Recipients were encouraged to plant their trees as soon as possible to give them the best possible chance to establish their root systems before the heat of summer.  “We have had a surprisingly cool and pleasant spring with a good amount of rain so far,” says Reforestation Coordinator Jim Wilkins, “but it will no doubt be getting hot soon and newly planted trees suffer extra stress in hot, dry weather.”  Wilkins points out that it is important to give your tree enough water but not too much because it is possible to drown a tree.
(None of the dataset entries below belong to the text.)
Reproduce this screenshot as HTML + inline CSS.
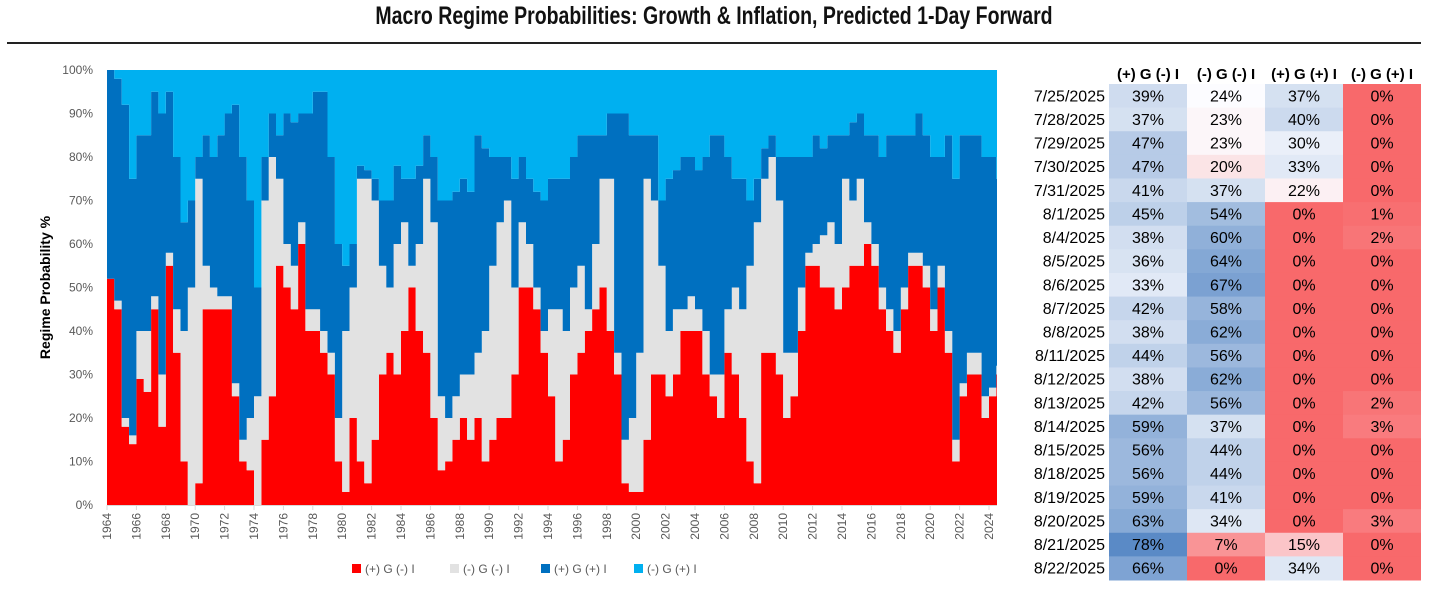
<!DOCTYPE html>
<html><head><meta charset="utf-8">
<style>
body{margin:0;background:#fff;width:1456px;height:599px;overflow:hidden;font-family:"Liberation Sans",sans-serif;}
#title{position:absolute;left:0;top:2px;width:1428px;text-align:center;font-size:25px;font-weight:bold;color:#111;transform:scaleX(0.78);transform-origin:714px 0;letter-spacing:0px}
#rule{position:absolute;left:7px;top:42px;width:1414px;height:2px;background:#222}
</style></head><body>
<div id="title">Macro Regime Probabilities: Growth &amp; Inflation, Predicted 1-Day Forward</div>
<div id="rule"></div>
<svg id="chart" width="1456" height="599" style="position:absolute;left:0;top:0"></svg>
<script>
const startYear = 1964, stepYears = 0.5;
const redShare = [52,45,18,14,29,26,45,18,55,35,10,0,5,45,45,45,45,25,10,8,0,15,25,55,50,45,60,40,40,35,30,10,3,20,10,5,15,30,35,30,40,50,40,35,20,8,10,15,20,15,20,10,15,20,20,30,50,50,45,35,25,10,15,30,35,40,45,50,40,30,5,3,3,15,30,30,25,30,40,40,40,30,25,20,35,30,20,10,5,35,35,30,20,25,40,55,55,50,50,45,50,55,55,60,55,45,40,35,45,55,55,50,40,50,35,10,25,30,30,20,25,30];
const grayShare = [0,2,2,2,11,14,3,12,3,10,30,50,70,10,5,3,3,3,5,12,25,55,55,20,10,10,5,5,5,5,5,10,37,30,65,70,55,25,15,30,25,5,20,40,45,17,10,10,10,15,15,30,40,45,50,20,15,10,5,5,20,35,25,20,20,5,15,25,35,5,10,17,32,60,40,25,15,15,5,8,5,10,5,10,10,20,25,45,60,40,45,40,15,10,10,3,5,12,15,15,25,15,20,5,5,5,5,5,5,3,3,5,5,5,5,5,3,5,5,5,2,2];
const darkBlueShare = [48,51,72,59,45,45,47,60,37,35,25,20,5,30,30,37,42,64,65,50,25,10,10,10,30,33,25,45,50,55,45,40,15,10,3,2,5,15,20,18,10,20,18,10,15,45,50,47,45,42,50,42,25,15,10,25,15,15,22,30,30,30,35,30,30,40,25,10,15,55,75,65,50,10,15,15,35,32,35,32,32,40,55,55,35,25,30,15,10,7,5,10,45,45,30,22,25,20,20,25,10,18,15,20,25,30,40,45,35,27,32,30,35,25,45,60,57,50,50,55,53,43];
const yTicks = [0,10,20,30,40,50,60,70,80,90,100];
const xTickYears = [];
for(let y=1964;y<=2024;y+=2) xTickYears.push(y);
const seriesNames = ["(+) G (-) I","(-) G (-) I","(+) G (+) I","(-) G (+) I"];
const seriesColors = ["#FF0000","#E2E2E2","#0070C0","#00B0F0"];

const NS="http://www.w3.org/2000/svg";
const svg=document.getElementById('chart');
const X0=107, PXY=14.7, Y0=505, Y100=70;
const xs=y=>X0+(y-startYear)*PXY;
const ys=v=>Y0-(v/100)*(Y0-Y100);
const n=redShare.length;
const xEnd=Math.min(xs(startYear+n*stepYears),997);
function mk(t,a){const e=document.createElementNS(NS,t);for(const k in a)e.setAttribute(k,a[k]);svg.appendChild(e);return e;}
// cumulative
const cum=[];
for(let i=0;i<n;i++){const r=redShare[i],g=grayShare[i],d=darkBlueShare[i];cum.push([0,r,r+g,r+g+d,100]);}
for(let s=0;s<4;s++){
  let top="",bot="";
  for(let i=0;i<n;i++){
    const xa=xs(startYear+i*stepYears), xb=Math.min(xs(startYear+(i+1)*stepYears),xEnd);
    top+=(i?"L":"M")+xa.toFixed(1)+","+ys(cum[i][s+1]).toFixed(1)+"L"+xb.toFixed(1)+","+ys(cum[i][s+1]).toFixed(1);
  }
  for(let i=n-1;i>=0;i--){
    const xa=xs(startYear+i*stepYears), xb=Math.min(xs(startYear+(i+1)*stepYears),xEnd);
    bot+="L"+xb.toFixed(1)+","+ys(cum[i][s]).toFixed(1)+"L"+xa.toFixed(1)+","+ys(cum[i][s]).toFixed(1);
  }
  const p=mk('path',{d:top+bot+"Z",fill:seriesColors[s]});
  
  
}
// axis line
const ax=mk('line',{x1:X0,x2:xEnd,y1:Y0+0.5,y2:Y0+0.5,stroke:"#d9d9d9","stroke-width":1});


yTicks.forEach(v=>{
  const t=mk('text',{x:93,y:ys(v)+4,"text-anchor":"end","font-size":"12",fill:"#595959","font-family":"Liberation Sans, sans-serif"});
  t.textContent=v+"%";
  
  
});
xTickYears.forEach(y=>{
  const x=xs(y);
  const tk=mk('line',{x1:x,x2:x,y1:Y0,y2:Y0+5,stroke:"#d9d9d9"});
  
  
  const t=mk('text',{x:0,y:0,"text-anchor":"end","font-size":"12",fill:"#595959","font-family":"Liberation Sans, sans-serif",transform:`translate(${x+4},${Y0+8}) rotate(-90)`});
  t.textContent=y;
  
  
});
const yt=mk('text',{x:0,y:0,"text-anchor":"middle","font-size":"14","font-weight":"bold",fill:"#000","font-family":"Liberation Sans, sans-serif",transform:`translate(50,${(Y0+Y100)/2}) rotate(-90)`});
yt.textContent="Regime Probability %";


const legX=[352,450,541,634];
seriesNames.forEach((nm,i)=>{
  const r=mk('rect',{x:legX[i],y:564,width:9,height:9,fill:seriesColors[i]});
  
  
  const t=mk('text',{x:legX[i]+13,y:573,"font-size":"12",fill:"#595959","font-family":"Liberation Sans, sans-serif"});
  t.textContent=nm;
  
  
});

// table
const dates=["7/25/2025","7/28/2025","7/29/2025","7/30/2025","7/31/2025","8/1/2025","8/4/2025","8/5/2025","8/6/2025","8/7/2025","8/8/2025","8/11/2025","8/12/2025","8/13/2025","8/14/2025","8/15/2025","8/18/2025","8/19/2025","8/20/2025","8/21/2025","8/22/2025"];
const colA=[39,37,47,47,41,45,38,36,33,42,38,44,38,42,59,56,56,59,63,78,66];
const colB=[24,23,23,20,37,54,60,64,67,58,62,56,62,56,37,44,44,41,34,7,0];
const colC=[37,40,30,33,22,0,0,0,0,0,0,0,0,0,0,0,0,0,0,15,34];
const colD=[0,0,0,0,0,1,2,0,0,0,0,0,0,2,3,0,0,0,3,0,0];
const cols=[colA,colB,colC,colD];
const colX=[1109,1187,1265,1343], colW=78, rowTop=84, rowH=496/21;
function heat(v){
  const mid=24,max=78;
  let c1,c2,t;
  if(v<mid){c1=[248,105,107];c2=[252,252,255];t=v/mid;}
  else{c1=[252,252,255];c2=[90,138,198];t=Math.min(1,(v-mid)/(max-mid));}
  return `rgb(${c1.map((a,k)=>Math.round(a+(c2[k]-a)*t)).join(',')})`;
}
seriesNames.forEach((nm,j)=>{
  const t=mk('text',{x:colX[j]+colW/2,y:79,"text-anchor":"middle","font-size":"15","font-weight":"bold",fill:"#000","font-family":"Liberation Sans, sans-serif"});
  t.textContent=nm;
  
  
});
dates.forEach((d,i)=>{
  const y=rowTop+i*rowH;
  const t=mk('text',{x:1105,y:y+rowH/2+5.5,"text-anchor":"end","font-size":"16",fill:"#000","font-family":"Liberation Sans, sans-serif"});
  t.textContent=d;
  
  
  cols.forEach((c,j)=>{
    const r=mk('rect',{x:colX[j],y:y,width:colW,height:rowH+0.5,fill:heat(c[i])});
    
    
    const tt=mk('text',{x:colX[j]+colW/2,y:y+rowH/2+5.5,"text-anchor":"middle","font-size":"16",fill:"#000","font-family":"Liberation Sans, sans-serif"});
    tt.textContent=c[i]+"%";
    
    
  });
});
</script>
</body></html>
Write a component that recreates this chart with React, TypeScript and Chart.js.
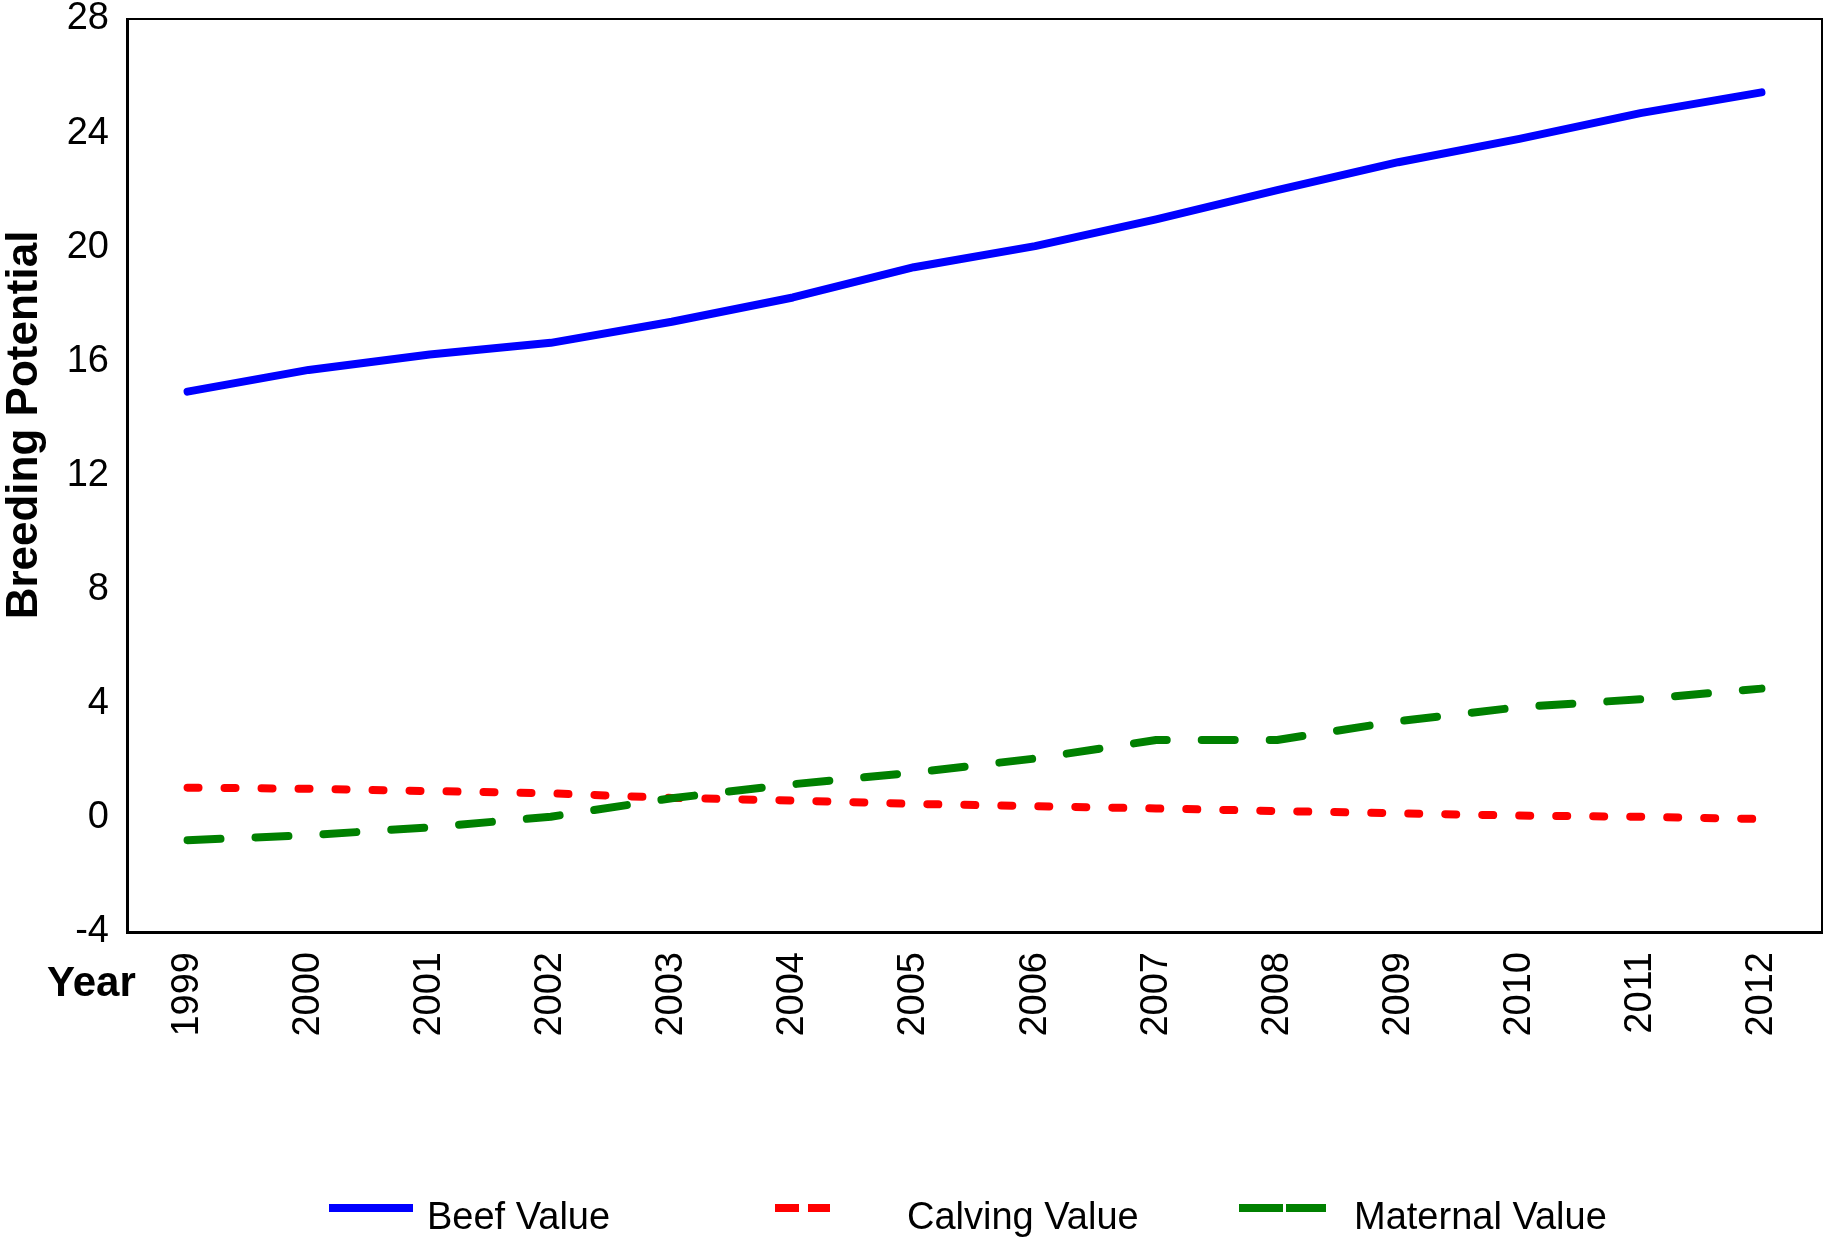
import React, { useEffect, useRef } from "react";
import { Chart, registerables } from "chart.js";

Chart.register(...registerables);

const years = ["1999", "2000", "2001", "2002", "2003", "2004", "2005", "2006", "2007", "2008", "2009", "2010", "2011", "2012"];
const beefValue = [14.94, 15.7, 16.24, 16.65, 17.39, 18.24, 19.3, 20.04, 20.98, 22.0, 22.98, 23.8, 24.7, 25.43];
const calvingValue = [1.06, 1.02, 0.94, 0.86, 0.7, 0.61, 0.49, 0.41, 0.33, 0.24, 0.16, 0.08, 0.04, -0.04];
const maternalValue = [-0.78, -0.61, -0.33, 0.04, 0.69, 1.18, 1.59, 2.08, 2.73, 2.73, 3.39, 3.88, 4.16, 4.53];
const seriesNames = ["Beef Value", "Calving Value", "Maternal Value"];
const seriesColors = ["#0000ff", "#ff0000", "#008000"];
const yMin = -4;
const yMax = 28;
const yStep = 4;
const xAxisLabel = "Year";
const yAxisLabel = "Breeding Potential";

const FONT = "'Liberation Sans', Arial, sans-serif";

const framePlugin = {
  id: "frame",
  afterDraw(chart: any) {
    const { ctx, chartArea } = chart;
    ctx.save();
    ctx.strokeStyle = "#000";
    ctx.lineWidth = 2;
    ctx.beginPath();
    ctx.moveTo(chartArea.left, chartArea.top);
    ctx.lineTo(chartArea.right, chartArea.top);
    ctx.lineTo(chartArea.right, chartArea.bottom);
    ctx.stroke();

    // y-axis title
    ctx.fillStyle = "#000";
    ctx.save();
    ctx.translate(25, 425);
    ctx.rotate(-Math.PI / 2);
    ctx.font = `bold 44px ${FONT}`;
    ctx.textAlign = "center";
    ctx.textBaseline = "middle";
    ctx.fillText(yAxisLabel, 0, 0);
    ctx.restore();

    // "Year" label
    ctx.font = `bold 42px ${FONT}`;
    ctx.textAlign = "left";
    ctx.textBaseline = "alphabetic";
    ctx.fillText(xAxisLabel, 47, chartArea.bottom + 64);

    // legend
    const ly = chart.height - 33;
    const ty = chart.height - 12;
    ctx.font = `38px ${FONT}`;
    ctx.fillStyle = seriesColors[0];
    ctx.fillRect(329, ly - 4, 84, 8);
    ctx.fillStyle = seriesColors[1];
    ctx.fillRect(775, ly - 4, 24, 8);
    ctx.fillRect(808, ly - 4, 22, 8);
    ctx.fillStyle = seriesColors[2];
    ctx.fillRect(1239, ly - 4, 44, 8);
    ctx.fillRect(1286, ly - 4, 40, 8);
    ctx.fillStyle = "#000";
    ctx.fillText(seriesNames[0], 427, ty);
    ctx.fillText(seriesNames[1], 907, ty);
    ctx.fillText(seriesNames[2], 1354, ty);
    ctx.restore();
  },
};

export default function App() {
  const ref = useRef<HTMLCanvasElement | null>(null);
  useEffect(() => {
    if (!ref.current) return;
    const common = {
      borderWidth: 8,
      borderCapStyle: "round",
      borderJoinStyle: "round",
      pointRadius: 0,
      tension: 0,
    };
    const chart = new Chart(ref.current, {
      type: "line",
      data: {
        labels: years,
        datasets: [
          { ...common, label: seriesNames[0], data: beefValue, borderColor: seriesColors[0], backgroundColor: seriesColors[0], order: 1 },
          { ...common, label: seriesNames[1], data: calvingValue, borderColor: seriesColors[1], backgroundColor: seriesColors[1], borderDash: [11, 26], order: 2 },
          { ...common, label: seriesNames[2], data: maternalValue, borderColor: seriesColors[2], backgroundColor: seriesColors[2], borderDash: [33, 35], order: 0 },
        ],
      } as any,
      options: {
        animation: false,
        responsive: false,
        devicePixelRatio: 1,
        layout: { padding: { left: 0, top: 19, right: 3, bottom: 0 } },
        plugins: {
          legend: { display: false },
          tooltip: { enabled: false },
          title: { display: false },
        },
        scales: {
          x: {
            type: "category",
            offset: true,
            grid: { display: false, drawTicks: false },
            border: { display: true, color: "#000", width: 3 },
            ticks: {
              color: "#000",
              font: { family: FONT, size: 38 },
              minRotation: 90,
              maxRotation: 90,
              padding: 20,
              autoSkip: false,
            },
            afterFit(scale: any) {
              scale.height = 309;
              scale.paddingLeft = 0;
              scale.paddingRight = 0;
            },
          },
          y: {
            type: "linear",
            min: yMin,
            max: yMax,
            grid: { display: false, drawTicks: false },
            border: { display: true, color: "#000", width: 3 },
            ticks: {
              stepSize: yStep,
              color: "#000",
              font: { family: FONT, size: 38 },
              padding: 18,
            },
            afterFit(scale: any) {
              scale.width = 127;
              scale.paddingTop = 0;
              scale.paddingBottom = 0;
            },
          },
        },
      },
      plugins: [framePlugin],
    });
    return () => chart.destroy();
  }, []);
  return (
    <div style={{ position: "fixed", left: 0, top: 0, width: 1825, height: 1241, background: "#fff" }}>
      <canvas ref={ref} width={1825} height={1241} style={{ display: "block" }} />
    </div>
  );
}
Trees do better when planted level with or about an inch above ground level: “Plant it high and it won’t die” as the saying goes.

Wilkins encourages all residents with new trees—including Reforestation participants—to follow the LSU AgCenter’s recommendations for planting trees as outlined in The Native Tree Growing Guide for Louisiana.

Black gum have excellent fall color and do not produce gum balls.

Black gum trees have excellent fall color and do not produce gum balls.

Only storm-resilient native trees are available through the Reforestation Project.  Native trees are typically resistant to insect pests and diseases found in this locale, and many also serve as hosts to desirable insects and fauna.  The selection this year included American Beech, Bald Cypress, Dahoon Holly, Live Oak, Long Leaf Pine, Mayhaw, native Persimmon, Silverbell, Red Buckeye (a butterfly host), Savannah Holly, Sourwood, Southern Magnolia, Southern Sugar Maple, Swamp Red Maple, Sweet Bay Magnolia, Tulip Poplar, and White Oak.  Japanese Magnolia (also known as Saucer Magnolia) are no longer distributed because they have found to be insect-prone.

The reforestation project is intended to beautify our neighborhood and increase property values. It is made possible by the Magnolia Woods Civic Association members’ dues. If you are a member of the Association we greatly appreciate your participation. If you are not a member please consider joining. The reforestation project is only one of the efforts conducted by the MWCA that aim to keep our neighborhood one of the best places to live in Baton Rouge.